On the one hand the Great Exhibition was a way of symbolically demonstrating Britain’s lead in the industrial race, but at the same time it was an event that was born from ruling-class anxieties about insurgency; conceived in the wake of the failed European revolutions of 1848 and the Chartists revolt, the Exhibition was partly designed to promote class harmony through distraction. Many opposed it on the grounds that it was a target for revolutionaries, but not only did the red hordes fail to materialize, the exhibition united the clashing aristocracy and bourgeoisie behind the banner of free trade, inaugurating a new regime of spectacular capitalism – Walter Benjamin wrote that at the Great Exhibition, ‘the masses, barred from consuming, learned empathy with exchange value’. At the same time, however, revolutionaries would see in the Crystal Palace a symbol of the future just society.
Both Paris and New York would hold their own exhibitions within the following five years, and they would soon be repeated the world over. The iron and glass architecture that accommodated these events reached its apotheosis at the 1889 Paris Exposition with the construction of the Galerie des Machines (the world’s largest room) and the Eiffel Tower, which was and would remain the world’s tallest structure for the next 40 years. But the revolutionary architecture of the exhibitions was soon subjected to a bourgeois aesthetic reaction – the 1893 World’s Columbian Exposition was entirely draped in beaux-arts frippery, prompting American Modernist architect Louis Sullivan to exclaim: ‘The damage wrought by the World’s Fair will last for half a century from its date, if not longer.’
Despite the wider rejection of the aesthetics heralded by the early Exhibitions, the Expos themselves were still opportunities to display the most modern styles. The 1900 Paris Exposition marked the brief flowering of Art Nouveau, still visible in the ironwork of Hector Guimard’s Métro stations, while early streams of Modernism were also prominently visible. Le Corbusier’s Pavilion de l’Esprit Nouveau was included in the 1925 Paris Exposition, along with the incredible Soviet Pavilion by Konstantin Melnikov, while Ludwig Mies van der Rohe’s seminal Barcelona Pavilion was the German Pavilion for the 1929 World Exhibition held in the Spanish city.
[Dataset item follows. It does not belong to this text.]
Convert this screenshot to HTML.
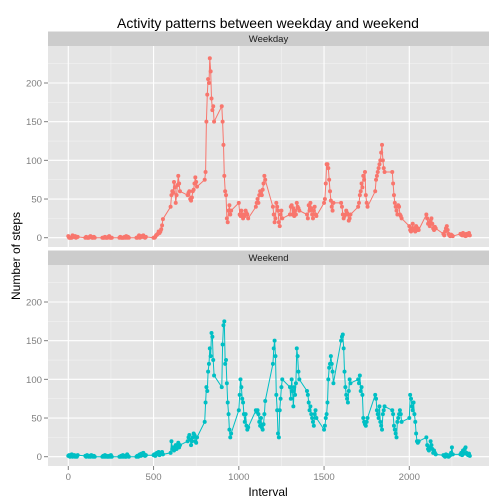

Although they were inextricably linked to ‘progress’, the Expos could also be scenes of tragic regression. There is hardly a more poignant architectural image than that of the 1937 Paris Exposition, postcards of which show the ghastly kitsch of Albert Speer’s German Pavilion and Boris Iofan’s Soviet Pavilion practically head-butting each other across the Champs de Mars, as the Eiffel Tower looks down sadly, its Utopia in peril. At the same Expo, in the Republican Spanish Pavilion, Picasso’s Guernica (1937) was hung for the first time.
After World War ii, the Great Exhibitions never attained the same level of cultural prominence that they had before; the immaterial qualities of both electronic media and atomic science did not lend themselves to large-scale spectacles of this type. Nevertheless Expos would continue, occasionally still creating seminal works of architecture; Le Corbusier and Iannis Xenakis’ Philips Pavilion from the 1958 Brussels World’s Fair, for example, was a unique, immersive audio-visual environment without equal. Generally however the tendency was that of decline, with some Expo sites even turning into futuristic ruins. The sight of Buckminster Fuller’s geodesic dome from Montreal 1967 transformed into an overgrown skeleton after a fire in 1976, or mvrdv’s now dilapidated Dutch Pavilion from Hannover 2000, is uncanny; the disappearance of something that hadn’t had a chance to properly arrive.
The cultures that the Expos gave original spatial form to are now so ubiquitous as to be almost invisible; both vast shopping malls and super-museums (supermarkets of culture) are typologies that were first accommodated in Great Exhibition buildings. With this in mind the Shanghai Expo seems anachronistic, an old fashioned spectacle of a kind that no longer has purpose – the presentation-as-new of old space. But this is strangely appropriate: the architecture of the Shanghai Expo, its individualism and flamboyance, is eclectic in a way that is almost Victorian in its stylistic incoherence.